# Stored data
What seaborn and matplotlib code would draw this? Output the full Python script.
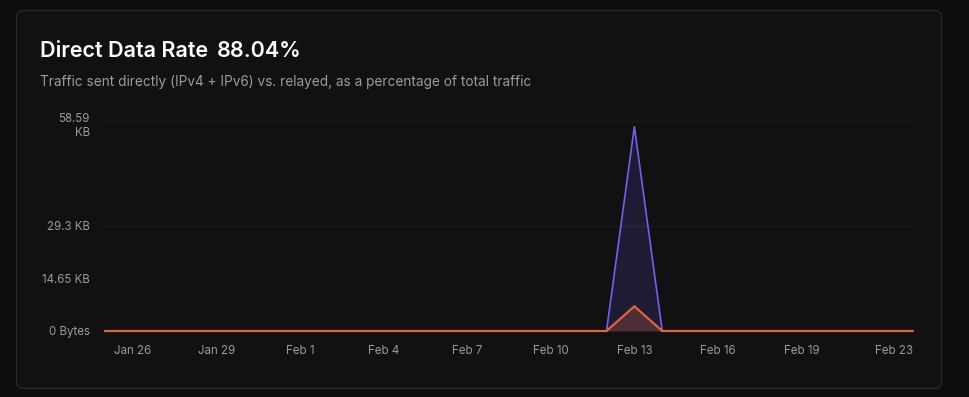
import pandas as pd
import matplotlib.pyplot as plt
import matplotlib.transforms as mtransforms
import seaborn as sns
from matplotlib.patches import FancyBboxPatch

# data (KB per day)
days = pd.date_range('2025-01-25', '2025-02-23', freq='D')
direct_kb = [0, 0, 0, 0, 0, 0, 0, 0, 0, 0,
             0, 0, 0, 0, 0, 0, 0, 0, 0, 57.0,
             0, 0, 0, 0, 0, 0, 0, 0, 0, 0]
relayed_kb = [0, 0, 0, 0, 0, 0, 0, 0, 0, 0,
              0, 0, 0, 0, 0, 0, 0, 0, 0, 6.9,
              0, 0, 0, 0, 0, 0, 0, 0, 0, 0]
x_tick_dates = pd.to_datetime(['2025-01-26', '2025-01-29', '2025-02-01', '2025-02-04', '2025-02-07',
                               '2025-02-10', '2025-02-13', '2025-02-16', '2025-02-19', '2025-02-23'])
x_tick_labels = ['Jan 26', 'Jan 29', 'Feb 1', 'Feb 4', 'Feb 7', 'Feb 10', 'Feb 13', 'Feb 16', 'Feb 19', 'Feb 23']
y_ticks = [0, 14.65, 29.3, 58.59]
y_tick_labels = ['0 Bytes', '14.65 KB', '29.3 KB', '58.59\nKB']
grid_values = [29.3, 58.59]

df = pd.DataFrame({'day': days, 'direct': direct_kb, 'relayed': relayed_kb})

sns.set_theme(style='dark')
plt.rcParams['font.family'] = ['Inter', 'DejaVu Sans']

W, H = 970, 397
fig = plt.figure(figsize=(W / 100, H / 100), dpi=100)
fig.patch.set_facecolor('#0d0d0e')

# card background
bg = fig.add_axes([0, 0, 1, 1])
bg.set_xlim(0, W)
bg.set_ylim(H, 0)
bg.axis('off')
bg.add_patch(FancyBboxPatch((16.5, 10.5), 925, 378, boxstyle='round,pad=0,rounding_size=7',
                            facecolor='#111112', edgecolor='#2a2a2c', linewidth=0.9))

title = fig.text(40 / W, 1 - 51 / H, 'Direct Data Rate', color='white', fontsize=15.5,
                 fontweight='semibold', va='center', ha='left')
fig.canvas.draw()
tb = title.get_window_extent()
fig.text((tb.x1 + 9) / W, 1 - 51 / H, '88.04%', color='white', fontsize=15.5,
         fontweight='semibold', va='center', ha='left')
fig.text(40 / W, 1 - 82 / H,
         'Traffic sent directly (IPv4 + IPv6) vs. relayed, as a percentage of total traffic',
         color='#9b9ba0', fontsize=9.8, va='center', ha='left')

left, right, top, bottom = 105, 913, 115, 331
ax = fig.add_axes([left / W, 1 - bottom / H, (right - left) / W, (bottom - top) / H])
ax.set_facecolor('#111112')

for v in grid_values:
    ax.axhline(v, color='#1b1b1e', linewidth=1, zorder=0)

ax.fill_between(df['day'], df['direct'], color='#6b5cf5', alpha=0.15, linewidth=0, zorder=1)
ax.fill_between(df['day'], df['relayed'], color='#e0643f', alpha=0.25, linewidth=0, zorder=2)
sns.lineplot(data=df, x='day', y='direct', color='#6e62f2', linewidth=1.2, ax=ax, zorder=3, clip_on=False)
sns.lineplot(data=df, x='day', y='relayed', color='#e2653f', linewidth=1.6, ax=ax, zorder=4, clip_on=False)

ax.set_xlim(days[0], days[-1])
ax.set_ylim(0, 58.59 * (bottom - top) / (bottom - 121))
ax.set_xlabel('')
ax.set_ylabel('')
for s in ax.spines.values():
    s.set_visible(False)

ax.set_yticks(y_ticks)
ax.set_yticklabels(y_tick_labels)
ax.set_xticks(x_tick_dates)
ax.set_xticklabels(x_tick_labels)
ax.tick_params(axis='both', length=0, colors='#9a9a9e', labelsize=8.3)
ax.tick_params(axis='y', pad=11)
ax.tick_params(axis='x', pad=10)
ax.get_xticklabels()[-1].set_ha('right')
top_lab = ax.get_yticklabels()[-1]
top_lab.set_transform(top_lab.get_transform() + mtransforms.ScaledTranslation(0, -3 / 100, fig.dpi_scale_trans))
ax.grid(False)

fig.savefig('out.png', dpi=100, facecolor=fig.get_facecolor())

# Objective
Return exactly what appears from the opening line of the material through the line with "from matplotlib.patches import FancyBboxPatch", apart from the pictures.

# Final result
What seaborn and matplotlib code would draw this? Output the full Python script.
import pandas as pd
import matplotlib.pyplot as plt
import matplotlib.transforms as mtransforms
import seaborn as sns
from matplotlib.patches import FancyBboxPatch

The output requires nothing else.